Saturday, June 20, 2020

Racial Inequality

Data shows that people of colour are worse off than white counterparts and black households face the biggest deficit.

The ethnicity gap does not stop at pay – the inequality that begins there runs through everything involving money. Almost across the board people of colour are worse off than their white counterparts and, typically, black households face the biggest deficit. Compared with white households they have lower earnings and less cash in private pensions, investments or other assets to draw on.

Data shows that in the last year for which figures are available, black people had the highest unemployment rate of all groups; were most likely to have a household income below £400 a week; and, after Bangladeshi households, were most likely to claim income-related benefits.
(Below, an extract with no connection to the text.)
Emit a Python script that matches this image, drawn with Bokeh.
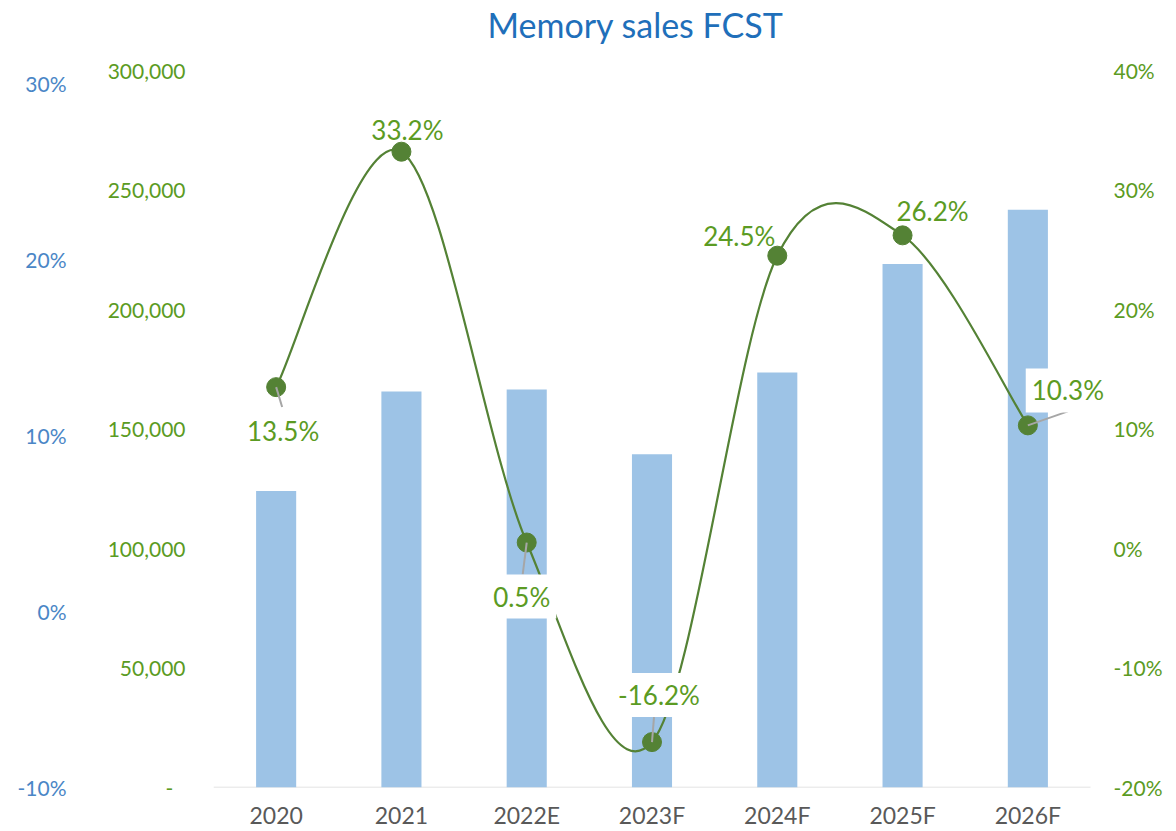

Only 8% of black pensioner families drew any income from a personal pension.

Research from the Runnymede Trust shows the vast differences in wealth and assets between households of different ethnicity. The figures show that that for every £1 a white British family has, black Caribbean households have about 20p and black African and Bangladeshi households approximately 10p. Accumulated assets offer a safety net when things go wrong and can be passed down through generations.
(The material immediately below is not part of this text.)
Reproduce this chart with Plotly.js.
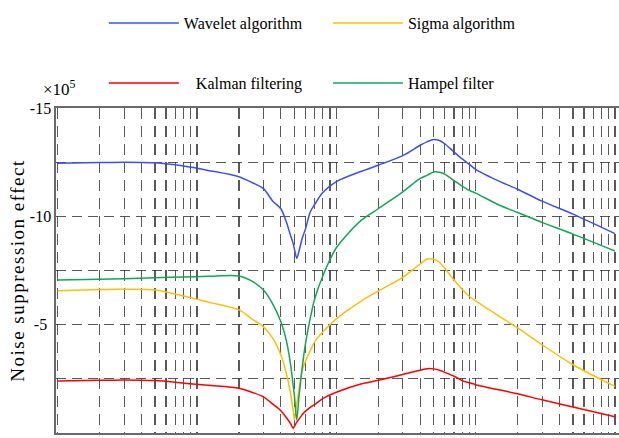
<!DOCTYPE html>
<html><head><meta charset="utf-8">
<script src="https://cdn.plot.ly/plotly-3.0.1.min.js"></script>
<style>html,body{margin:0;padding:0;background:#fff}#chart{width:619px;height:438px}
.ytitle{letter-spacing:1.5px}</style>
</head><body><div id="chart"></div>
<script>
const freq    = [1, 2, 3, 5, 8, 12, 20, 25, 30, 35, 40, 44, 47, 49, 50, 52, 54, 57, 60, 65, 70, 80, 100, 150, 200, 300, 400, 450, 500, 550, 600, 700, 800, 900, 1000, 1500, 2000, 3000, 5000, 10000];
const wavelet = [-12.45, -12.48, -12.5, -12.47, -12.32, -12.12, -11.83, -11.55, -11.28, -10.7, -10.35, -9.7, -9.1, -8.75, -8.5, -8.06, -8.4, -9.0, -9.4, -10.2, -10.55, -11.1, -11.6, -12.07, -12.36, -12.8, -13.28, -13.45, -13.55, -13.5, -13.35, -12.97, -12.65, -12.4, -12.17, -11.6, -11.25, -10.7, -10.1, -9.2];
const sigma   = [-6.57, -6.62, -6.63, -6.6, -6.32, -6.04, -5.68, -5.25, -4.9, -4.37, -3.6, -2.7, -1.8, -1.05, -0.6, -1.34, -2.0, -2.9, -3.3, -3.8, -4.22, -4.66, -5.27, -6.08, -6.55, -7.18, -7.8, -8.03, -8.02, -7.88, -7.6, -7.06, -6.63, -6.31, -6.1, -5.36, -4.85, -4.07, -3.15, -2.15];
const kalman  = [-2.4, -2.43, -2.45, -2.42, -2.3, -2.2, -2.07, -1.87, -1.67, -1.33, -1.03, -0.69, -0.43, -0.22, -0.3, -0.5, -0.64, -0.85, -1.0, -1.18, -1.32, -1.59, -1.88, -2.26, -2.43, -2.7, -2.9, -2.97, -2.96, -2.9, -2.8, -2.62, -2.42, -2.32, -2.23, -1.98, -1.81, -1.53, -1.2, -0.75];
const hampel  = [-7.06, -7.1, -7.12, -7.17, -7.2, -7.23, -7.25, -7.0, -6.6, -5.95, -5.13, -4.2, -3.15, -2.2, -1.75, -0.6, -1.7, -3.05, -4.1, -5.3, -6.2, -7.25, -8.55, -9.8, -10.35, -11.13, -11.75, -11.9, -12.05, -12.03, -11.95, -11.65, -11.4, -11.2, -11.07, -10.5, -10.18, -9.72, -9.18, -8.4];

const seriesNames = ['Wavelet algorithm', 'Sigma algorithm', '\u00a0\u00a0\u00a0Kalman filtering', 'Hampel filter'];
const yTickVals = [0, -2.5, -5, -7.5, -10, -12.5, -15];
const yTickText = ['0\u00a0\u00a0', '', '-5\u00a0', '', '-10', '', '-15'];

const serif = 'Liberation Serif';
const gridCol = 'rgba(60,60,60,0.85)';

function tr(y, name, color, leg) {
  return {x: freq, y: y, name: name, type: 'scatter', mode: 'lines',
    line: {color: color, width: 1.5, shape: 'spline', smoothing: 0.8}, legend: leg};
}
const data = [
  tr(wavelet, seriesNames[0], '#3d4ef7', 'legend'),
  tr(sigma, seriesNames[1], '#ffc000', 'legend2'),
  tr(kalman, seriesNames[2], '#ff0000', 'legend3'),
  tr(hampel, seriesNames[3], '#10a855', 'legend4')
];
const legBase = {xanchor: 'left', yanchor: 'middle', bgcolor: 'rgba(0,0,0,0)', borderwidth: 0,
  itemwidth: 70, font: {family: serif, size: 16, color: '#000'}};
const layout = {
  width: 619, height: 438,
  margin: {l: 56, r: 0, t: 108, b: 5},
  paper_bgcolor: '#fff', plot_bgcolor: '#fff',
  showlegend: true,
  legend:  Object.assign({}, legBase, {x: 0.085, y: 1.2615}),
  legend2: Object.assign({}, legBase, {x: 0.483, y: 1.2615}),
  legend3: Object.assign({}, legBase, {x: 0.085, y: 1.077}),
  legend4: Object.assign({}, legBase, {x: 0.483, y: 1.077}),
  font: {family: serif},
  xaxis: {
    type: 'log', range: [-0.012, 4.029],
    dtick: 'D1', showticklabels: false, ticks: '',
    showgrid: true, gridcolor: gridCol, gridwidth: 1.2, griddash: '11px,7px',
    showline: true, mirror: true, linecolor: '#6a6a6a', linewidth: 1.6, zeroline: false
  },
  yaxis: {
    range: [0, -15], tickmode: 'array', tickvals: yTickVals, ticktext: yTickText,
    ticks: '', showgrid: true, gridcolor: gridCol, gridwidth: 1.2, griddash: '10px,6px',
    zeroline: false, showline: true, mirror: true, linecolor: '#6a6a6a', linewidth: 1.6,
    tickfont: {family: serif, size: 16, color: '#000'},
    title: {text: '\u00a0\u00a0\u00a0\u00a0\u00a0\u00a0Noise suppression effect', font: {family: serif, size: 19, color: '#000'}, standoff: 0}
  },
  annotations: [{
    text: '×10<sup>5</sup>', xref: 'paper', yref: 'paper', x: -0.027, y: 1.062,
    xanchor: 'left', yanchor: 'middle', showarrow: false,
    font: {family: serif, size: 17, color: '#000'}
  }]
};
Plotly.newPlot('chart', data, layout, {staticPlot: true, displayModeBar: false});
</script></body></html>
Some of the issues are explained by the demographics of the community: black people are generally younger and live in cities, so may have higher living costs and have had less time to build up wealth. Plus, some pay gap figures reflect inequalities around education and opportunity.
However, two years ago, the Resolution Foundation thinktank found black male graduates were being paid 17% less than white male graduates – the equivalent of £3.90 an hour or £7,000 over a year. For black women, the “pay penalty” was 9%, or £3,000 over a year.
Otegha Uwagba is a writer and the founder of Women Who. She is working on a book called We Need To Talk About Money, which will be published next year. She says people often make the argument that the pay difference is a result of people clustering around low-paid industries. “But even when you compare people with identical qualifications doing identical jobs in the same geographical area, there is still a difference in pay,” she says. “It’s hard to find any other reason for that beyond racism.” She adds: “Why aren’t we doing the same thing with mandatory disclosures around the ethnicity pay gap as we have around the gender pay gap? Racism is a really ugly part of British history that people just don’t want to face up to.”
Most people’s biggest asset is their home and Uwagba says she was shocked when she saw figures showing the low level of property ownership among black Africans. While 63% of families across England own homes, the figure is only 20% among black Africans. “When you think about how people are buying homes, especially in London, and how many are relying on the bank of Mum and Dad, you can see how income disparities are perpetuated through the generations,” she says. “Money begets more money. Discrimination compounds things and wealth and income gaps are passed on to the next generation.” Even when the inequalities in pay are ironed out, it will be some time before all the other gaps are closed. With fewer assets to pass down, the problem grows. It is not only the wealth that accumulates, but also the knowledge about how to make the most of your money.
Among FTSE 100 companies, 62.% of board members are white males and they occupy 84% of executive directorships, according to the DiversityQ FTSE 100 board diversity report 2020. Fewer than one in 10 directors is black, Asian or minority ethnicity.
Cheryl Cole, the editor of DiversityQ says, “People continue to hire in their likeness – they recruit from the same small pool of candidates who went to the same small pool of universities and have the same background.” 
Things are “dire” in fund management, says Cole. Of 100,000 employees, 10% identify as Asian and only 1% as black, and the industry has only 13 black portfolio managers, according to a Diversity Project report.